Hi @djesionek did you manage to make any further progress on this one?

I just wanted to thank you both for this. I've been trying to terminate ldaps requests from Fusion Directory at port 636 with Traefik 2.3, and route to the OpenLDAP container on 389. I especially appreciate @djesionek poking around with Wireshark to explain not only why it doesn't work, but why it can't under present circumstances.

I will have to find another option. Thanks again to you both.

Great discussion here, but just to clarify some things:

  • Simultaneously routing, with real certificates, to LDAPI/LDAPS works fine through Traefik.
  • OpenLDAP does not support HostSNI(ldap.domain) -- only HostSNI(*). I am not sure why one would care.
  1. Be sure your ports/entrypoints are being opened on the host via Traefik (not via your ldap container)
services:
  traefik:
    image: traefik:v2.5
    ports:
      # Listen on port 80, default for HTTP, necessary to redirect to HTTPS
      - target: 80
        published: 80
        mode: host
      # Listen on port 443, default for HTTPS
      - target: 443
        published: 443
        mode: host
      # Listen on ports 389/636, LDAP and LDAPS
      - target: 389
        published: 389
        mode: host
      - target: 636
        published: 636
        mode: host
    command:
      - --entrypoints.ldap-tcp.address=:389/tcp
      - --entrypoints.ldap-udp.address=:389/udp
      - --entrypoints.ldaps.address=:636/tcp

  1. Square up your certbot certificates. I use a DNS resolver to grab a wildcard:
  • Note: The first time you deploy this container and the certbot-certificates volume is created, you need to manually access the volume and chmod 755 the live and archive directories; also chmod 644 privkey.pem for good measure.
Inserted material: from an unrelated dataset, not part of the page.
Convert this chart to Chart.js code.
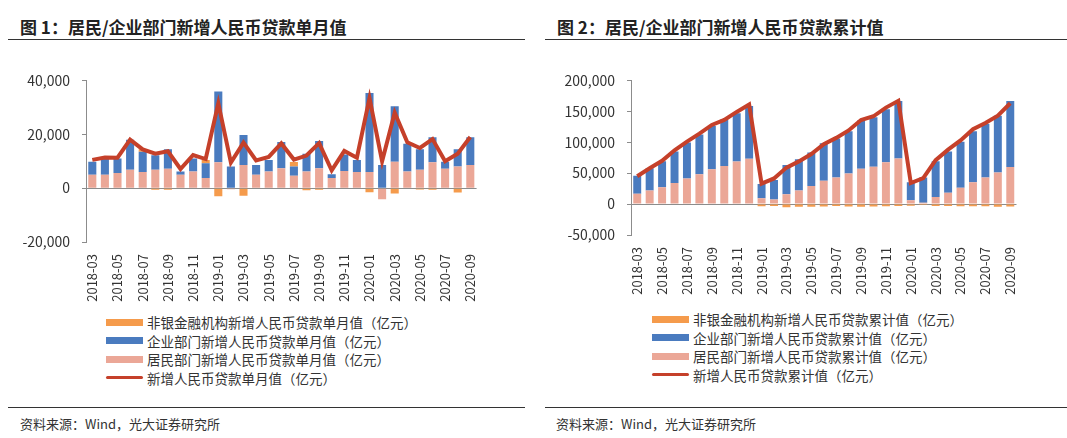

This change will persist through renewals.
services:
  certbot:
    image: certbot/dns-route53
    command: certonly -n --dns-route53 -d *.domain.tld -m foo@bar --agree-tos --server https://acme-v02.api.letsencrypt.org/directory
    volumes:
      - certbot-certificates:/etc/letsencrypt
      - certbot-data:/var/lib/letsencrypt
    environment:
      - DOMAIN=*.domain.tld
      - EMAIL=foo@bar
      - TZPATH=America/Chicago
      - AWS_ACCESS_KEY_ID=foo
      - AWS_SECRET_ACCESS_KEY=bar
      - AWS_DEFAULT_REGION=us-east-1
    deploy:
      restart_policy:
        condition: any
        delay: 24h
  chainchecker:
    image: superseb/cert-check
    volumes:
      - /mnt/docker/volumes/ops_certbot-certificates/_data/live/domain.tld/cert.pem:/certs/cert.pem
      - /mnt/docker/volumes/ops_certbot-certificates/_data/live/domain.tld/privkey.pem:/certs/key.pem
      - /mnt/docker/volumes/ops_certbot-certificates/_data/live/domain.tld/cacert.pem:/certs/cacerts.pem
      - /mnt/docker/volumes/ops_certbot-certificates/_data/live/domain.tld:/cert-check
    command: cd /certs ; curl -o root.pem https://letsencrypt.org/certs/isrg-root-x1-cross-signed.pem ; cat /certs/chain.pem /certs/root.pem > cacerts.pem ; domain.tld resolv
    deploy:
      restart_policy:
        condition: any
        delay: 24h

  1. Pass good certs straight into openldap:
services:
  openldap:
    image: osixia/openldap:latest
    environment:
      - LDAP_TLS_CRT_FILENAME=live/domain.tld/fullchain.pem
      - LDAP_TLS_KEY_FILENAME=live/domain.tld/privkey.pem
      - LDAP_TLS_CA_CRT_FILENAME=live/domain.tld/root.pem
    volumes:
      - openldap_data:/var/lib/ldap
      - slapd_data:/etc/ldap/slapd.d
      - certbot-certificates:/container/service/slapd/assets/certs/
    deploy:
      labels:
        - traefik.enable=true
        - traefik.docker.network=traefik-public
        - traefik.constraint-label=traefik-public

        # LDAP
        - traefik.tcp.routers.ldap-tcp.rule=HostSNI(`*`)
        - traefik.tcp.routers.ldap-tcp.entrypoints=ldap-tcp
        - traefik.tcp.routers.ldap-tcp.service=ldap-tcp-svc
        - traefik.tcp.services.ldap-tcp-svc.loadbalancer.server.port=389/tcp

        - traefik.udp.routers.ldap-udp.entrypoints=ldap-udp
        - traefik.udp.routers.ldap-udp.service=ldap-udp-svc
        - traefik.udp.services.ldap-udp-svc.loadbalancer.server.port=389/udp

        # LDAPS
        - traefik.tcp.routers.ldaps.rule=HostSNI(`*`)
        - traefik.tcp.routers.ldaps.entrypoints=ldaps
        - traefik.tcp.routers.ldaps.tls=true
        - traefik.tcp.routers.ldaps.tls.passthrough=true
        - traefik.tcp.routers.ldaps.tls.certresolver=route53
        - traefik.tcp.routers.ldaps.service=ldaps-svc
        - traefik.tcp.services.ldaps-svc.loadbalancer.server.port=636
    networks:
      - traefik-public

1 Like

@trhr this works great!!!
One Question, can you share your traefik compose too? I want to look into your route53 certresolver part so that i can adapt it to my own needs with inwx

Guys, has anything changed during this time - has the traefik learned to work with such hosts that it would be possible to generate certificates without using a third-party container with a certbot?